Perché l’inclusione ci sta così a cuore?

Anche tu sei un habitué di LinkedIn? Allora saprai che di Diversità & Inclusione ultimamente se ne parla davvero tantissimo. 
…Ed era ora, alleluia!

La letteratura scientifica sull’argomento prospera, sta diventando sempre più ricca e articolata. A conferma che l’inclusività si sta affermando come valore riconosciuto e condiviso, anche molte imprese, aziende e società hanno lanciato iniziative per promuoverla.

Il bello dell’inclusione

Il fine ultimo di una realtà inclusiva? Coltivare un senso di appartenenza che fa sentire autenticamente coinvolti e partecipi all’interno di un ambiente sociale o lavorativo. La consapevolezza di far parte di un gruppo che comprende noi stessi insieme ad altri è come una coperta di Linus che ci protegge e, allo stesso tempo, ci lega agli altri e ci apre al mondo.
Anche tu conosci questa sensazione, giusto? Quando sperimentiamo questo senso di appartenenza tiriamo fuori il meglio di noi e lo offriamo a chi ci sta intorno. Così tutti ne traiamo beneficio.
In un contesto orientato all’inclusione sociale ogni persona ha a disposizione le stesse opportunità, indipendentemente dalle condizioni economiche o dalla presenza di disabilità.
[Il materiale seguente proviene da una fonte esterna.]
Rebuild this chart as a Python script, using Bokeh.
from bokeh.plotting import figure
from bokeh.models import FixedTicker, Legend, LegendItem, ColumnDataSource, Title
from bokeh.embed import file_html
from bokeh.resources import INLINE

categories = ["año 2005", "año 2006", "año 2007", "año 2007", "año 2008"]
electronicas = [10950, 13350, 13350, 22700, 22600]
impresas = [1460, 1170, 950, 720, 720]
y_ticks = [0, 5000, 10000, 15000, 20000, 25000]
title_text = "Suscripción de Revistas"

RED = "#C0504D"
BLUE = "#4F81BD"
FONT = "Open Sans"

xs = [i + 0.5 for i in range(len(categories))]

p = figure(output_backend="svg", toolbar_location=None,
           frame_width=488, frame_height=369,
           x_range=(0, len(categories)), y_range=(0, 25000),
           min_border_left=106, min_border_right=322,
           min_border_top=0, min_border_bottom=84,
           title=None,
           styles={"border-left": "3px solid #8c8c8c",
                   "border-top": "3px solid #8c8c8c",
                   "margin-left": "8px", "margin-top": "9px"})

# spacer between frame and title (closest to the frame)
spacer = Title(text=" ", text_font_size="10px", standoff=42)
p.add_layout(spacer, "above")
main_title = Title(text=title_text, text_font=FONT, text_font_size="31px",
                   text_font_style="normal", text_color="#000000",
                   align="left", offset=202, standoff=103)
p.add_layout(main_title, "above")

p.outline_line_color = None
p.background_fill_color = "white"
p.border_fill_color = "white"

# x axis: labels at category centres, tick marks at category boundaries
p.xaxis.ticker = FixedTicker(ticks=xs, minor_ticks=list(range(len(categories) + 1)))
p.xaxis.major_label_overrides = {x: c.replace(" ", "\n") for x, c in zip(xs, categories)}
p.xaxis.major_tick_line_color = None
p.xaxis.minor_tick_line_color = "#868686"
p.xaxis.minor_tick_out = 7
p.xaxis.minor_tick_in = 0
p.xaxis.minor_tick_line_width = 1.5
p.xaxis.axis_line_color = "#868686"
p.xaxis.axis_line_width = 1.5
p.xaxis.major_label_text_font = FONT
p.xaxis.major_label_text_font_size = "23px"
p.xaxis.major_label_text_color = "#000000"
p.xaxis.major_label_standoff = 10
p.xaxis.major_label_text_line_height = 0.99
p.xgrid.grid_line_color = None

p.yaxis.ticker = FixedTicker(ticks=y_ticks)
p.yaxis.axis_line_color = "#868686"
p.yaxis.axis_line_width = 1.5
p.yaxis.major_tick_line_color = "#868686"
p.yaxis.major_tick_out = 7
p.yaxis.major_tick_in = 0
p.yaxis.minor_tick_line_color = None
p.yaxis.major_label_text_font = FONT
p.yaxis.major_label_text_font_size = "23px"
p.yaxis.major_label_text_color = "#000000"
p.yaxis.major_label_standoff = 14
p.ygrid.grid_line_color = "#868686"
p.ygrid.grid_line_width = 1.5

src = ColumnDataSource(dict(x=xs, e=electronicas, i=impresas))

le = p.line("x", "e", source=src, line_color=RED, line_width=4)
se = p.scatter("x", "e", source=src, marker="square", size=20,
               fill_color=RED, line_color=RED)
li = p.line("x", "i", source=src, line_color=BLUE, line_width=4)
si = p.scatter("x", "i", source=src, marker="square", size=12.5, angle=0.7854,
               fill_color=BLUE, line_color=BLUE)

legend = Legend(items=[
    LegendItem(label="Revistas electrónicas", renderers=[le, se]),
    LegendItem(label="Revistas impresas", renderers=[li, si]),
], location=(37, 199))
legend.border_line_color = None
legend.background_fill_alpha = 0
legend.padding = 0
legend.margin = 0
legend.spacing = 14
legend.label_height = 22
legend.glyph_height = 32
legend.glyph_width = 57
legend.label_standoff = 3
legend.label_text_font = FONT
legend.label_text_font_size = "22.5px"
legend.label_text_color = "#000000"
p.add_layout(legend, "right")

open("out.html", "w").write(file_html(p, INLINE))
Bello no?

Tutto bellissimo ma…

Al momento la strada da percorrere verso l’inclusione delle persone considerate marginali è ancora lunga. Prendiamo, ad esempio, le persone con disabilità e le chance che hanno di entrare (e rimanere) nel mondo del lavoro. Oggi queste possibilità sono piuttosto esigue. Come mai?
Dal momento che una seria analisi richiederebbe la stesura di un’enciclopedia in più volumi, di seguito rileviamo solo un paio di elementi.

Sbattere il nasino contro le barriere (architettoniche e culturali)

Ci sono le barriere architettoniche, ovviamente. Un esempio? Quando una persona con disabilità raggiunge la sede di un’azienda per l’agognato colloquio ma si accorge della presenza di una tortuosissima scala a chiocciola. Scala a chiocciola che rende l’ufficio più inaccessibile della torre di Raperonzolo. Con tanti saluti all’inclusione lavorativa.

Poi ci sono le barriere culturali. Qualche esempio? Quando dopo un colloquio una persona con disabilità viene informata di essere stata scartata perché il responsabile della selezione ha deciso che il lavoro fosse troppo gravoso per una persona in quelle condizioni, nonostante curriculum ed esperienze pregresse fossero magari lì a documentare il contrario.
Una persona con disabilità si schianta contro la barriera del pregiudizio anche quando viene contattata per il lavoro dei suoi sogni (…evviva!) ma il colloquio comincia con un interrogatorio serrato su patologie e percentuale di invalidità, anche se hanno ben poco a che vedere con le mansioni da svolgere.

“Ma” obietterà qualcuno “oggi in Italia trovare lavoro è difficile per chiunque. E poi la legge che tutela gli inserimenti lavorativi delle persone con disabilità in teoria è una delle più valide al mondo”.
Verissimo.

La consapevolezza che stiamo attraversando un periodo difficile è importante per mantenersi ancorati alla realtà, ma non aiuta nessuno, nemmeno i disabili, a trovare un impiego.
E i dati dimostrano che, se sulla carta la normativa italiana per l’inclusione lavorativa dei disabili è impeccabile, nella realtà ha mostrato tutti i suoi limiti. In Europa il tasso di occupazione medio delle persone con disabilità è del 50%, in Italia invece siamo fermi a uno scarno 36%.

Pensieri e Colori, un ponte tra il dire e il fare inclusione

Se le cose stanno così la situazione non è rosea, vero?
Per renderla meno grigia Pensieri e Colori lavora dal 1995 con l’obiettivo di rimpolpare questa percentuale, accompagnando le persone disabili verso la possibilità di un (re)inserimento lavorativo. Così la prospettiva di mettere a frutto impegno e competenze smette di essere un miraggio e si trasforma in un’opportunità concreta. Tra gli strumenti di cui ci avvaliamo c’è l’articolo 14 della cosiddetta legge Biagi.

Inoltre, possiamo contare sull’energia che da oltre 25 anni ci spinge a perseguire la nostra mission.
Perché siamo convinti che l’esperienza di un ambiente di lavoro inclusivo non solo migliora la qualità della vita delle persone a rischio di emarginazione, ma arricchisce anche la società nel suo insieme e l’esistenza di ciascuno di noi.

Il mondo è bello perché è vario ma se è inclusivo è molto meglio!